All of us, I think, felt an absence of her presence. It was almost as if she had withdrawn and disappeared in her dying process. My mother was a very private person and I think wanted to shield my sister and I from her pain. One of her last projects was to plant an unusual flower called the night blooming cereus. It is an unusual flower because it blooms for only one night. If you don't keep a close eye on it you'll completely miss its incredible display. The flower had been budding for a while and we were wondering if it would bloom at all.

The night after she died, to our amazement, the flower began it's spectacular show, opening its petals and releasing a strong pungent fragrance which filled the room. With each passing minute its display seemed to become more and more grand as the unfolding proceeded in slow motion. It "strained its whole being to an inward rhythm / stiffened its thick stalk / and pulsed out its one flower / huge, fleshy, heavy-scented, glowing, green..." None of us could sleep so we sat silently and marveled at the flower's beauty. The stillness of the warm humid summer air was only broken by the Metroliner passing by. I don't know if my mother's spirit somehow coaxed this flower along but the wonder and awe of the experience brought us all great comfort.

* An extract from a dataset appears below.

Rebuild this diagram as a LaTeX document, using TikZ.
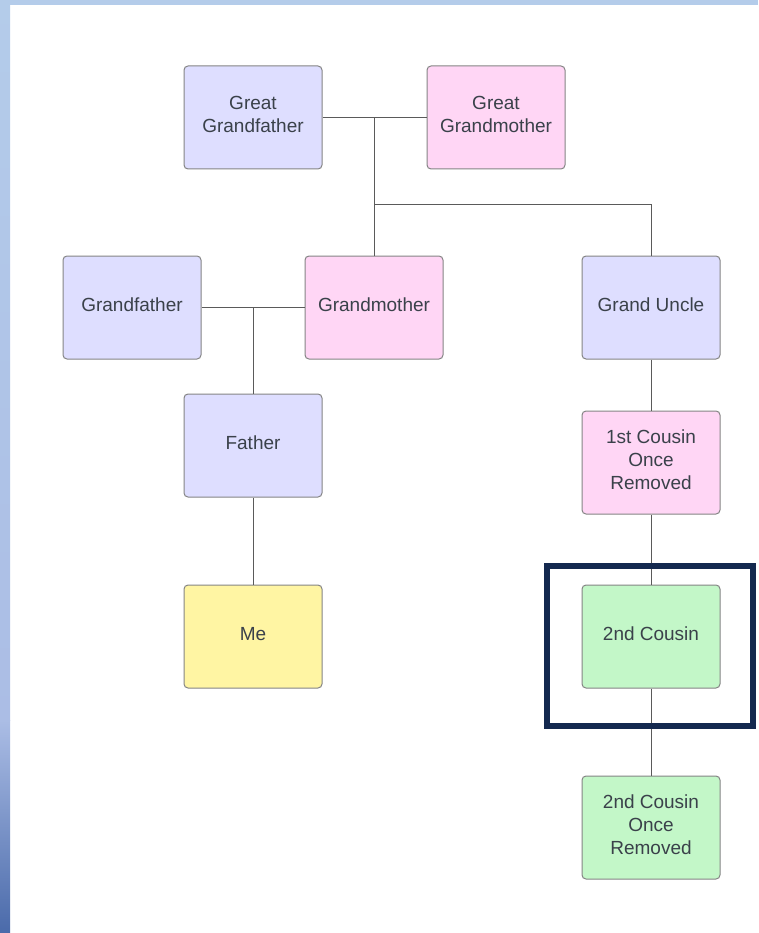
\documentclass[tikz,border=0pt]{standalone}
\usepackage{fontspec}
\setmainfont{Liberation Sans}
\newcommand\lbl[1]{\raisebox{-1.75pt}[0pt][0pt]{\parbox{136pt}{\centering #1}}}
\begin{document}
\begin{tikzpicture}[x=1pt,y=-1pt,
  person/.style={draw=boxborder, line width=1pt, rounded corners=4pt, minimum width=138pt, minimum height=103pt, text=txt, font=\fontsize{19}{23}\selectfont, inner sep=0pt},
  blue/.style={person, fill=bluefill},
  pink/.style={person, fill=pinkfill},
  green/.style={person, fill=greenfill},
  yellow/.style={person, fill=yellowfill},
  link/.style={draw=linecol, line width=1pt}]
\definecolor{bluefill}{HTML}{DEDEFF}
\definecolor{pinkfill}{HTML}{FFD6F5}
\definecolor{greenfill}{HTML}{C3F7C8}
\definecolor{yellowfill}{HTML}{FFF5A3}
\definecolor{boxborder}{HTML}{858585}
\definecolor{txt}{HTML}{3A414A}
\definecolor{linecol}{HTML}{5A5A5A}
\definecolor{navy}{HTML}{14294F}
\definecolor{stripA}{HTML}{B4CCEA}
\definecolor{stripB}{HTML}{ABBDE5}
\definecolor{stripC}{HTML}{4A6AAA}
\useasboundingbox (0,0) rectangle (758,933);
\fill[white] (0,0) rectangle (758,933);
\fill[stripA] (0,0) rectangle (758,5);
\shade[top color=stripA, bottom color=stripB] (0,0) rectangle (10,720);
\shade[top color=stripB, bottom color=stripC] (0,720) rectangle (10,933);

\node[blue]   (ggf) at (253,117.5) {\lbl{Great\\Grandfather}};
\node[pink]   (ggm) at (496,117.5) {\lbl{Great\\Grandmother}};
\node[blue]   (gf)  at (132,307.5) {\lbl{Grandfather}};
\node[pink]   (gm)  at (374,307.5) {\lbl{Grandmother}};
\node[blue]   (gu)  at (651,307.5) {\lbl{Grand Uncle}};
\node[blue]   (fa)  at (253,445.5) {\lbl{Father}};
\node[pink]   (c1)  at (651,462.5) {\lbl{1st Cousin\\Once\\Removed}};
\node[yellow] (me)  at (253,636.5) {\lbl{Me}};
\node[green]  (c2)  at (651,636.5) {\lbl{2nd Cousin}};
\node[green]  (c2r) at (651,827.5) {\lbl{2nd Cousin\\Once\\Removed}};

\coordinate (j1) at (374,118);
\coordinate (b1) at (374,205);
\coordinate (b2) at (651,205);
\coordinate (j2) at (253,308);

\draw[link] (ggf.east) -- (ggm.west);
\draw[link] (j1) -- (gm.north);
\draw[link] (b1) -- (b2) -- (gu.north);
\draw[link] (gf.east) -- (gm.west);
\draw[link] (j2) -- (fa.north);
\draw[link] (fa.south) -- (me.north);
\draw[link] (gu.south) -- (c1.north);
\draw[link] (c1.south) -- (c2.north);
\draw[link] (c2.south) -- (c2r.north);

\node[draw=navy, line width=6pt, minimum width=206pt, minimum height=160pt, inner sep=0pt] (hl) at (649.5,645.5) {};
\end{tikzpicture}
\end{document}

I felt as if she was communicating that she had found peace in her death and so should we.

There is always much more going on than we can know or comprehend. There are moments when we have to let go of trying to change or control the world and accept the reality in which we find ourselves. Experiences of wonder and awe are open doors which invite us to a greater experience of living than we have know before. And when we embrace and welcome them, when we accept their reality and integrate them into our being, we too can be transformed. This may mean leaving behind thoughts and views that do not fit in this expanded vision. In those moments it is important to remember that concepts are our servants not our masters in living a good life.

If we take off the dark glasses and blinders of our conditioning and programming, we will discover every aspect of existence is suffused with wonder. Beholding the magnificence of life in all its forms from an ameba, to dandelion, to a sweeping elm tree, to a furry kitten, to our amazing ears, eyes and fingers, to water in all its forms to the pinnacle of a mountain, to a simple rock in the hand, all can inspire awe of what we have the privilege to witness. If we let the wonder and awe we witness work though us, it will bring us in touch with a joyfulness woven into the substrate of all creation.

May we welcome wonder and awe into our lives and find the sustaining joy which is their origin. These experiences are not a long way off. They shine every day out of the eyes of children.